By Nasser Arrabyee/14/10/2009
The Yemeni President Ali Abdullah Saleh said Wednesday that victory over Al Houthi armed rebellion will be announced very soon.
"The army is achieving great, great progress in all frontlines, and over the coming few days the victory will be declared," said Saleh in his speech on the occasion of the 46th anniversary of 14 October revolution.
He said Al Houthi rebels forced women and children to leave their houses and prevented the people of Sa'ada from development services.
"They attack the government interests and kill citizens and soldiers, and then they say they defend themselves," he said in a small ceremony held in the college of war in Sana'a.
"From whom they defend themselves," he wondered.
Saleh did not speak about the unrest in the south where demonstrations were taking place while he was speaking in Sana'a. Thousands of demonstrators in Lahj and Al Dhale'e demanded Wednesday separation of the south, which united with the north in 1190.
Observers said the end of the ongoing war may be very close that will not be necessarily the end of the problem.
"If the government imposed it's sovereignty on the whole of Sa'ada province, sporadic clashes will continue there or some other areas," said Najeeb Ghalab, political analyst and politics professor at Sana'a university.
"The ideological extremism of the racial Al Houthi and his connections with the Iranian revolution will not help to reach a political solution," Ghalab said.
He agreed with the idea that the military victory over rebels has become imminent.
"Because Al Houthi rebels were only committing suicide attacks on the troops over the last few days."
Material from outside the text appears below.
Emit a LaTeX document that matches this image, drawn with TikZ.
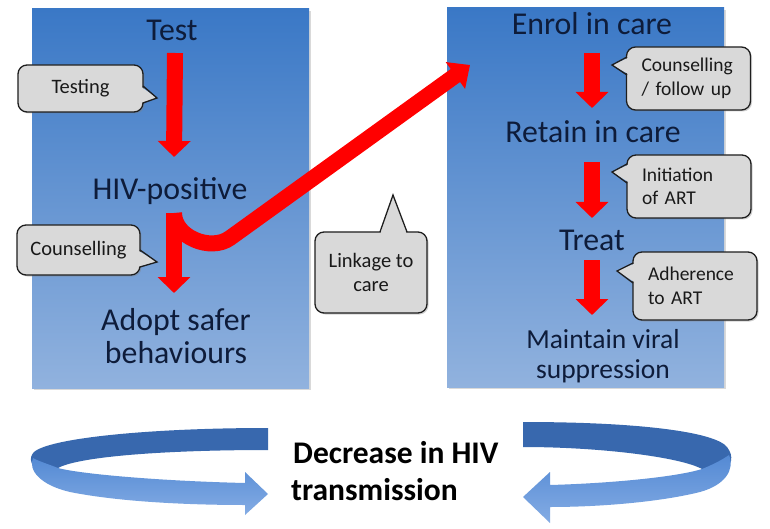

President Saleh speaking about the imminent victory over the rebels coincided with distributing the pictures of the most wanted list of 55 rebel leaders and hanging their pictures in public places in the province of Sa'ada.
Some were already arrested of the 55-wanted list, which includes the top leaders Abdul Malik Al Houthi, his brother Yahya who is in Germany, and their father Badr Al Deen Al Houthi.
The arrests continued Wednesday in the city of Sa'ada where Al Houthi sleep cells tried repeatedly to help semi-suicide attackers control the city of Sa'ada without success.
Three rebels were killed today Wednesday in the old city of Sa'ada where the security forces arrested four rebels according to the deputy minister of interior Mohammed Al Kawsi , who has been supervising special security operations in the city from the beginning of the war last August 10th .
Al Kawsi also said that 12 other rebels were arrested Wednesday in Alab area in the far north of the city.
More than 200 rebels were arrested in the city so far, and about 40 of them were already referred to prosecution for charges of forming armed gangs for carrying out sabotage acts.